Wednesday 2 March 2022

Context vs Register

Halliday & Matthiessen (1999: 321):
Together, field, tenor and mode define the 'ecological matrix' in which particular types of text are processed: there is a systematic relationship between such matrices (particular combinations of field, tenor and mode values) and particular types of text. We can see this clearly with actual instances of text — for example, an individual recipe or weather forecast; but these are instances of general classes, to be characterised in terms of the systemic potential that is instantiated in them. 

That is, there is a correlation not only between a contextual matrix and a given instance of a recipe but also between that matrix and the linguistic potential that is deployed in recipes in general. This latter correlation is known as a functional variety or register of the general systemic potential. 

This much has been known for a long time — the notion of functional dialect was worked out by the Prague School in the 1930s (see e.g. Havranek, 1932, and Vachek, 1964), and systemic register theory has its roots in Firth's (e.g., 1957) work on restricted languages. …

However, we can take one further step, as systemic theory did in the 1970s (see Halliday, 1978a), and recognise that the co-variation between context and language is not undifferentiated — it is differentiated according to the functional diversification of each of the two strata: the variables of context correlate respectively with the metafunctions of the language, field with ideational, tenor with interpersonal, and mode with textual. These pairs are mutually predictive.


Blogger Comments:

This is potentially misleading. A register is the linguistic potential that is correlated with the contextual matrix. That is, a register is not the correlation.

Tuesday 1 March 2022

Field, Tenor & Mode

Halliday & Matthiessen (1999: 320-1):
Just as the semantic system is functionally diversified (into the ideational, interpersonal and textual metafunctions), so the context in which language is 'embedded' is also diversified. The context encompasses both the field of activity and subject matter with which the text is concerned ('what's going on, and what is it about?') and the tenor of the relationship between the interactants, between speaker and listener, in terms of social roles in general and those created through language in particular ('who are taking pan?'). The field is thus the culturally recognised repertoires of social practices and concerns, and the tenor the culturally recognised repertoires of role relationships and interactive patterns.

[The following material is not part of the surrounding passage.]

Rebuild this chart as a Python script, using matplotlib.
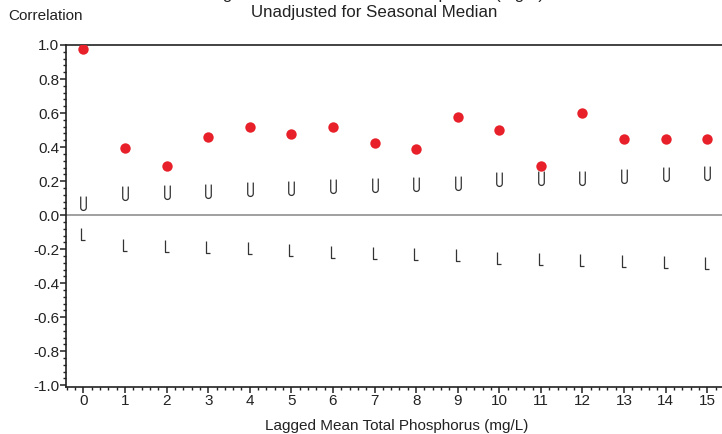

Now, both these contextual variables are, in some sense, independent of language, even though they are constituted in language and the other semiotic systems of a culture. That is, they concern realities that exist alongside the reality created by language itself, semiotic reality. 
However, there is a third contextual variable that is specifically concerned with the part language is playing in any given context — the symbolic mode, how the linguistic resources are deployed. This covers both the medium (spoken, written, and various subtypes such as written in order to be spoken) and the rhetorical function — persuasive, didactic, informative, etc..


Blogger Comments:

Note that Martin misunderstands field, tenor and mode as dimensions of register, and misunderstands one dimension of mode, rhetorical function, as a dimension of genre. In SFL Theory, varieties of language, whether viewed as register or text type (genre), are modelled as language, not context.